On the other hand, laws that dictate what can or cannot be included in a liability policy clearly regulate the business of the insurer are pre-empted. For example, included in NRRA’s cases are state laws prohibiting arbitration clauses in insurance policies (which RRGs are clearly allowed to include), or state laws allowing an injured plaintiff to bring a “direct action” by naming an insured defendant’s liability insurance company in the lawsuit. These prevent the carrier being able to challenge coverage, and are activities which regulate the business of the carrier and are pre-empted, and are otherwise, as he puts it, “an invitation to the jury to just tell the carrier to write the cheque.”

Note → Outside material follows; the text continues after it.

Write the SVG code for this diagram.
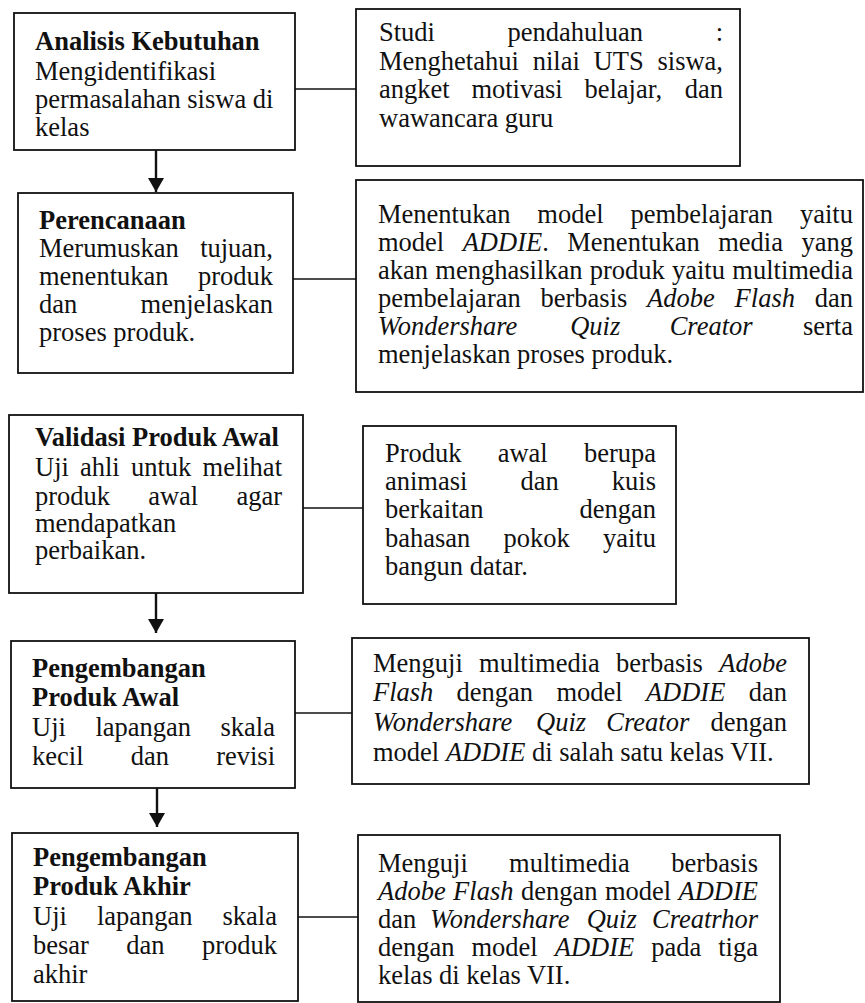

Other examples involve unique specialty laws, such as one involving the ALPS RRG case in the 9th Circuit. Alaska has a statute that disallows any insurance company from recouping its fees and costs after winning a declaratory relief action resulting in a finding of no insurance coverage. ALPS had a provision in its policy allowing them to recover their fees and costs. The 9th Circuit held that, while the Alaska law could be enforced against any other type of insurance company, it was pre-empted as to RRGs.
Five or six federal circuit courts of appeal and some state supreme courts are enforcing this proposition. RRGs do not sell their liability insurance policies to members of the public. They sell only to their members who/which belong to the same business or profession. The contract of insurance is obviously the integral document controlling the business or operations of the RRG.
According to the NRRA, where most RRGs are at a disadvantage is that the majority of judges and lawyers do not understand RRGs, much less the laws governing them. Superimpose that, therefore, over state laws which are, on their face, either illegal or pre-empted, and life gets more complicated. One of NRRA’s roles over the years has been to try to show its members how they can “un-complicate” these matters.
“We are now engaged in Phase Two of our campaign. SB516 was not passed by the senate before the session ended on May 5, 2023, so while its proponents pledge that they intend to take another stab at it this coming legislative session, this time we are ready,” Deems concludes. “Our ground campaign has already started. A comprehensive letter has gone out to the FDOT, urging that agency to not be ‘duped’ into getting themselves sued for violating federal law at the behest of the FOIR which is letting its other state agencies do its dirty work for them. During this same time, we are also actively pursuing an initiative to convince the FOIR to allow us to help them amend the pop-up, once and for all.”